▸ **WHAT TO WORK ON**:
Reproduce the material below line by line, beginning with its first line and ending with the line that contains "Minority Pharmacy Technician/Assistant"; leave out pictures.

▸ **SUPPLIED DATA**:

——————

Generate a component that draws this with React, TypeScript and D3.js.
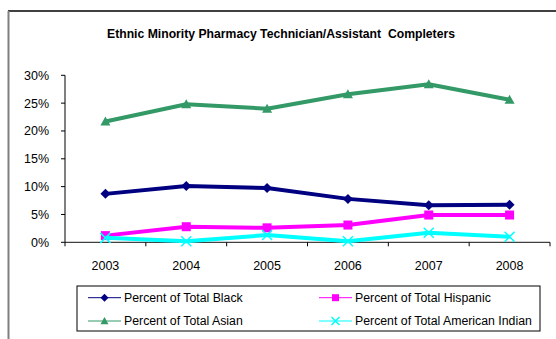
import React from "react";
import * as d3 from "d3";

const years = ["2003", "2004", "2005", "2006", "2007", "2008"];
const black = [8.7, 10.1, 9.75, 7.8, 6.65, 6.75];
const hispanic = [1.2, 2.8, 2.6, 3.1, 4.9, 4.9];
const asian = [21.7, 24.8, 24.0, 26.6, 28.4, 25.6];
const amIndian = [0.8, 0.2, 1.3, 0.2, 1.7, 1.0];
const yTicks = [0, 5, 10, 15, 20, 25, 30];
const title = "Ethnic Minority Pharmacy Technician/Assistant  Completers";

const seriesList = [
  { name: "Percent of Total Black", values: black, color: "#000080", marker: "diamond" },
  { name: "Percent of Total Hispanic", values: hispanic, color: "#FF00FF", marker: "square" },
  { name: "Percent of Total Asian", values: asian, color: "#339966", marker: "triangle" },
  { name: "Percent of Total American Indian", values: amIndian, color: "#00FFFF", marker: "x" },
];

function Marker({ type, x, y, color, s }: { type: string; x: number; y: number; color: string; s: number }) {
  if (type === "diamond") {
    return <path d={`M${x},${y - s}L${x + s},${y}L${x},${y + s}L${x - s},${y}Z`} fill={color} />;
  }
  if (type === "square") {
    return <rect x={x - s} y={y - s} width={2 * s} height={2 * s} fill={color} />;
  }
  if (type === "triangle") {
    return <path d={`M${x},${y - s}L${x + s},${y + s * 0.8}L${x - s},${y + s * 0.8}Z`} fill={color} />;
  }
  return (
    <path d={`M${x - s},${y - s}L${x + s},${y + s}M${x + s},${y - s}L${x - s},${y + s}`} stroke={color} strokeWidth={1.5} fill="none" />
  );
}

export default function App() {
  const W = 556, H = 339;
  const left = 65, right = 550, top = 75.3, bottom = 242.3;
  const x = d3.scaleBand().domain(years).range([left, right]);
  const y = d3.scaleLinear().domain([0, 30]).range([bottom, top]);
  const font = "Arial, 'Liberation Sans', sans-serif";
  const line = d3.line<number>().x((_, i) => x(years[i])! + x.bandwidth() / 2).y((d) => y(d));
  const tickXs = [...years.map((yr) => x(yr)!), right];

  return (
    <svg width={W} height={H} style={{ position: "absolute", left: 0, top: 0 }}>
      <rect x={0} y={0} width={W} height={H} fill="white" />
      <line x1={8} y1={11} x2={W} y2={11} stroke="black" strokeWidth={1.5} />
      <line x1={8.5} y1={11} x2={8.5} y2={H} stroke="#808080" strokeWidth={2} />
      <text x={281} y={38} textAnchor="middle" fontFamily={font} fontWeight="bold" fontSize={12.2} fill="black" style={{ whiteSpace: "pre" }}>
        {title}
      </text>
      {/* y axis */}
      <line x1={left} y1={top} x2={left} y2={bottom} stroke="black" strokeWidth={1} />
      {yTicks.map((t) => (
        <g key={t}>
          <line x1={left - 4} x2={left} y1={y(t)} y2={y(t)} stroke="black" />
          <text x={49} y={y(t) + 4.5} textAnchor="end" fontFamily={font} fontSize={12.5} fill="black">
            {t}%
          </text>
        </g>
      ))}
      {/* x axis */}
      <line x1={left} y1={bottom} x2={right} y2={bottom} stroke="#404040" strokeWidth={1.2} />
      {tickXs.map((tx, i) => (
        <line key={i} x1={tx} x2={tx} y1={bottom} y2={bottom + 4} stroke="black" />
      ))}
      {years.map((yr) => (
        <text key={yr} x={x(yr)! + x.bandwidth() / 2} y={270} textAnchor="middle" fontFamily={font} fontSize={12.5} fill="black">
          {yr}
        </text>
      ))}
      {/* series */}
      {seriesList.map((s) => (
        <g key={s.name}>
          <path d={line(s.values)!} fill="none" stroke={s.color} strokeWidth={4} strokeLinejoin="round" />
          {s.values.map((v, i) => (
            <Marker key={i} type={s.marker} x={x(years[i])! + x.bandwidth() / 2} y={y(v)} color={s.color} s={s.marker === "square" ? 4.5 : 5} />
          ))}
        </g>
      ))}
      {/* legend */}
      <rect x={77} y={286} width={463} height={45} fill="white" stroke="black" strokeWidth={1} />
      {seriesList.map((s, i) => {
        const col = i % 2;
        const row = Math.floor(i / 2);
        const lx = col === 0 ? 88 : 319;
        const ly = row === 0 ? 297.7 : 321;
        return (
          <g key={s.name}>
            <line x1={lx} x2={lx + 33} y1={ly} y2={ly} stroke={s.color} strokeWidth={1} />
            <Marker type={s.marker} x={lx + 16.5} y={ly} color={s.color} s={s.marker === "square" ? 3.5 : 4} />
            <text x={lx + 36} y={ly + 4.3} fontFamily={font} fontSize={12.3} fill="black">
              {s.name}
            </text>
          </g>
        );
      })}
    </svg>
  );
}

——————

▸ **SOLUTION TO THIS EXERCISE**:
Generate a component that draws this with React, TypeScript and D3.js.
import React from "react";
import * as d3 from "d3";

const years = ["2003", "2004", "2005", "2006", "2007", "2008"];
const black = [8.7, 10.1, 9.75, 7.8, 6.65, 6.75];
const hispanic = [1.2, 2.8, 2.6, 3.1, 4.9, 4.9];
const asian = [21.7, 24.8, 24.0, 26.6, 28.4, 25.6];
const amIndian = [0.8, 0.2, 1.3, 0.2, 1.7, 1.0];
const yTicks = [0, 5, 10, 15, 20, 25, 30];
const title = "Ethnic Minority Pharmacy Technician/Assistant  Completers";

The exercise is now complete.